→ **What is asked**:
Omit all images, then return the remaining material exactly as it stands.

## START Information provided

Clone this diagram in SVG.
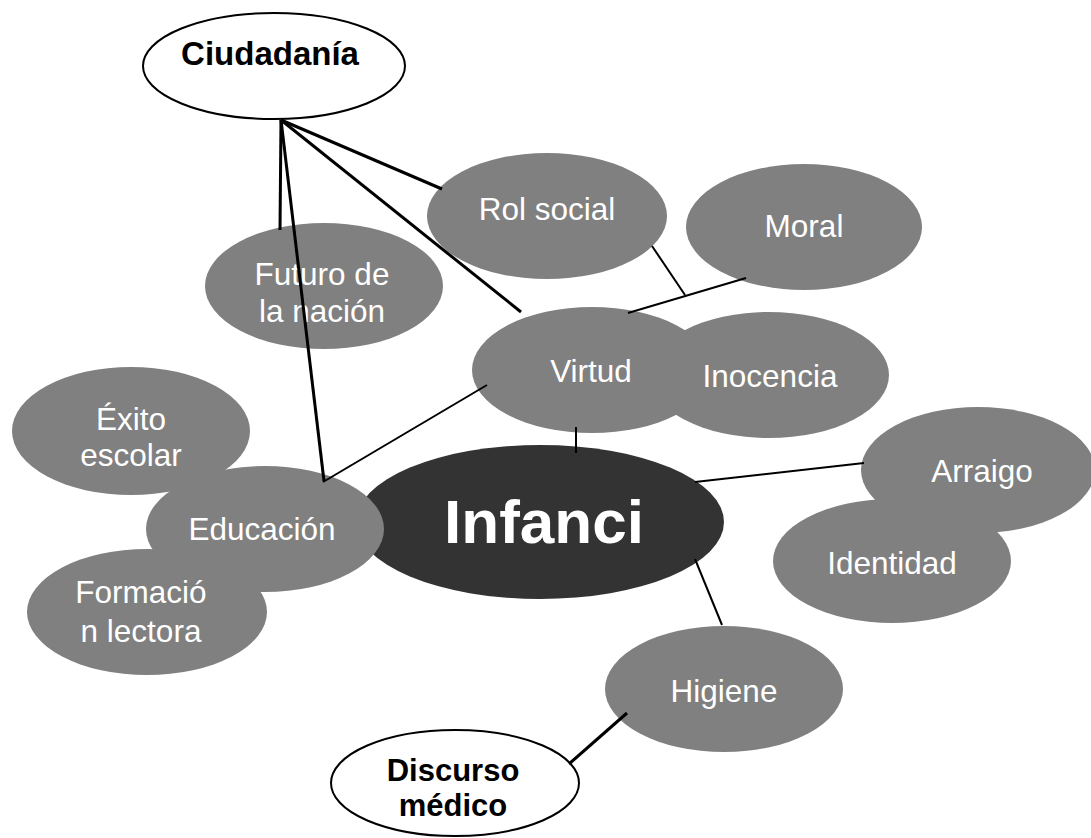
<svg xmlns="http://www.w3.org/2000/svg" width="1091" height="838" viewBox="0 0 1091 838">
<style>
.g{fill:#808080}
.w{fill:#fff;stroke:#000;stroke-width:2}
.d{fill:#333}
.t{font-family:"Liberation Sans",Arial,sans-serif;font-size:31.5px;fill:#fff;text-anchor:middle}
.b{font-family:"Liberation Sans",Arial,sans-serif;font-size:31px;font-weight:bold;fill:#000;text-anchor:middle}
.c{stroke:#000;fill:none}
</style>
<rect width="1091" height="838" fill="#fff"/>
<g id="ciudadania"><ellipse class="w" cx="274" cy="66" rx="131" ry="53"/><text class="b" x="270" y="65" style="font-size:33px">Ciudadanía</text></g>
<g id="rol-social"><ellipse class="g" cx="547" cy="216" rx="120" ry="63"/><text class="t" x="547" y="220">Rol social</text></g>
<g id="moral"><ellipse class="g" cx="804" cy="227" rx="118" ry="63"/><text class="t" x="804" y="237">Moral</text></g>
<g id="futuro"><ellipse class="g" cx="324" cy="286" rx="119" ry="63"/><text class="t" x="322" y="285">Futuro de</text><text class="t" x="322" y="322">la nación</text></g>
<g id="exito"><ellipse class="g" cx="131" cy="431" rx="119" ry="64"/><text class="t" x="131" y="430">Éxito</text><text class="t" x="131" y="466">escolar</text></g>
<g id="infancia"><ellipse class="d" cx="540" cy="522" rx="184" ry="77"/><text x="544" y="543" font-family="Liberation Sans,Arial,sans-serif" font-size="62" font-weight="bold" fill="#fff" text-anchor="middle">Infanci</text></g>
<g id="educacion"><ellipse class="g" cx="265" cy="529" rx="119" ry="63"/><text class="t" x="262" y="540">Educación</text></g>
<g id="formacion"><ellipse class="g" cx="147" cy="612" rx="120" ry="63"/><text class="t" x="141" y="603">Formació</text><text class="t" x="141" y="642">n lectora</text></g>
<g id="virtud"><ellipse class="g" cx="592" cy="370" rx="120" ry="63"/><text class="t" x="591" y="382">Virtud</text></g>
<g id="inocencia"><ellipse class="g" cx="769" cy="375" rx="120" ry="63"/><text class="t" x="770" y="387">Inocencia</text></g>
<g id="arraigo"><ellipse class="g" cx="978" cy="470" rx="117" ry="63"/><text class="t" x="982" y="482">Arraigo</text></g>
<g id="identidad"><ellipse class="g" cx="892" cy="561" rx="119" ry="62"/><text class="t" x="892" y="574">Identidad</text></g>
<g id="higiene"><ellipse class="g" cx="724" cy="689" rx="119" ry="63"/><text class="t" x="724" y="702">Higiene</text></g>
<g id="discurso"><ellipse class="w" cx="455" cy="783" rx="124" ry="53"/><text class="b" x="453" y="781">Discurso</text><text class="b" x="453" y="816">médico</text></g>
<g id="connectors">
<g class="c" stroke-width="3">
<line x1="281" y1="120" x2="280" y2="230"/>
<line x1="281" y1="120" x2="442" y2="189"/>
<line x1="281" y1="120" x2="521" y2="312"/>
<line x1="281" y1="120" x2="324" y2="481"/>
<line x1="627" y1="713" x2="569" y2="764"/>
</g>
<g class="c" stroke-width="2">
<line x1="487" y1="385" x2="323" y2="482"/>
<line x1="576" y1="427" x2="576" y2="453"/>
<line x1="652" y1="246" x2="685" y2="295"/>
<line x1="628" y1="313" x2="746" y2="278"/>
<line x1="695" y1="482" x2="864" y2="463"/>
<line x1="695" y1="559" x2="722" y2="625"/>
</g>
</g>
</svg>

## END Information provided

→ **Result of this exercise**:
Clone this diagram in SVG.
<svg xmlns="http://www.w3.org/2000/svg" width="1091" height="838" viewBox="0 0 1091 838">
<style>
.g{fill:#808080}
.w{fill:#fff;stroke:#000;stroke-width:2}
.d{fill:#333}
.t{font-family:"Liberation Sans",Arial,sans-serif;font-size:31.5px;fill:#fff;text-anchor:middle}
.b{font-family:"Liberation Sans",Arial,sans-serif;font-size:31px;font-weight:bold;fill:#000;text-anchor:middle}
.c{stroke:#000;fill:none}
</style>
<rect width="1091" height="838" fill="#fff"/>
<g id="ciudadania"><ellipse class="w" cx="274" cy="66" rx="131" ry="53"/><text class="b" x="270" y="65" style="font-size:33px">Ciudadanía</text></g>
<g id="rol-social"><ellipse class="g" cx="547" cy="216" rx="120" ry="63"/><text class="t" x="547" y="220">Rol social</text></g>
<g id="moral"><ellipse class="g" cx="804" cy="227" rx="118" ry="63"/><text class="t" x="804" y="237">Moral</text></g>
<g id="futuro"><ellipse class="g" cx="324" cy="286" rx="119" ry="63"/><text class="t" x="322" y="285">Futuro de</text><text class="t" x="322" y="322">la nación</text></g>
<g id="exito"><ellipse class="g" cx="131" cy="431" rx="119" ry="64"/><text class="t" x="131" y="430">Éxito</text><text class="t" x="131" y="466">escolar</text></g>
<g id="infancia"><ellipse class="d" cx="540" cy="522" rx="184" ry="77"/><text x="544" y="543" font-family="Liberation Sans,Arial,sans-serif" font-size="62" font-weight="bold" fill="#fff" text-anchor="middle">Infanci</text></g>
<g id="educacion"><ellipse class="g" cx="265" cy="529" rx="119" ry="63"/><text class="t" x="262" y="540">Educación</text></g>
<g id="formacion"><ellipse class="g" cx="147" cy="612" rx="120" ry="63"/><text class="t" x="141" y="603">Formació</text><text class="t" x="141" y="642">n lectora</text></g>
<g id="virtud"><ellipse class="g" cx="592" cy="370" rx="120" ry="63"/><text class="t" x="591" y="382">Virtud</text></g>
<g id="inocencia"><ellipse class="g" cx="769" cy="375" rx="120" ry="63"/><text class="t" x="770" y="387">Inocencia</text></g>
<g id="arraigo"><ellipse class="g" cx="978" cy="470" rx="117" ry="63"/><text class="t" x="982" y="482">Arraigo</text></g>
<g id="identidad"><ellipse class="g" cx="892" cy="561" rx="119" ry="62"/><text class="t" x="892" y="574">Identidad</text></g>
<g id="higiene"><ellipse class="g" cx="724" cy="689" rx="119" ry="63"/><text class="t" x="724" y="702">Higiene</text></g>
<g id="discurso"><ellipse class="w" cx="455" cy="783" rx="124" ry="53"/><text class="b" x="453" y="781">Discurso</text><text class="b" x="453" y="816">médico</text></g>
<g id="connectors">
<g class="c" stroke-width="3">
<line x1="281" y1="120" x2="280" y2="230"/>
<line x1="281" y1="120" x2="442" y2="189"/>
<line x1="281" y1="120" x2="521" y2="312"/>
<line x1="281" y1="120" x2="324" y2="481"/>
<line x1="627" y1="713" x2="569" y2="764"/>
</g>
<g class="c" stroke-width="2">
<line x1="487" y1="385" x2="323" y2="482"/>
<line x1="576" y1="427" x2="576" y2="453"/>
<line x1="652" y1="246" x2="685" y2="295"/>
<line x1="628" y1="313" x2="746" y2="278"/>
<line x1="695" y1="482" x2="864" y2="463"/>
<line x1="695" y1="559" x2="722" y2="625"/>
</g>
</g>
</svg>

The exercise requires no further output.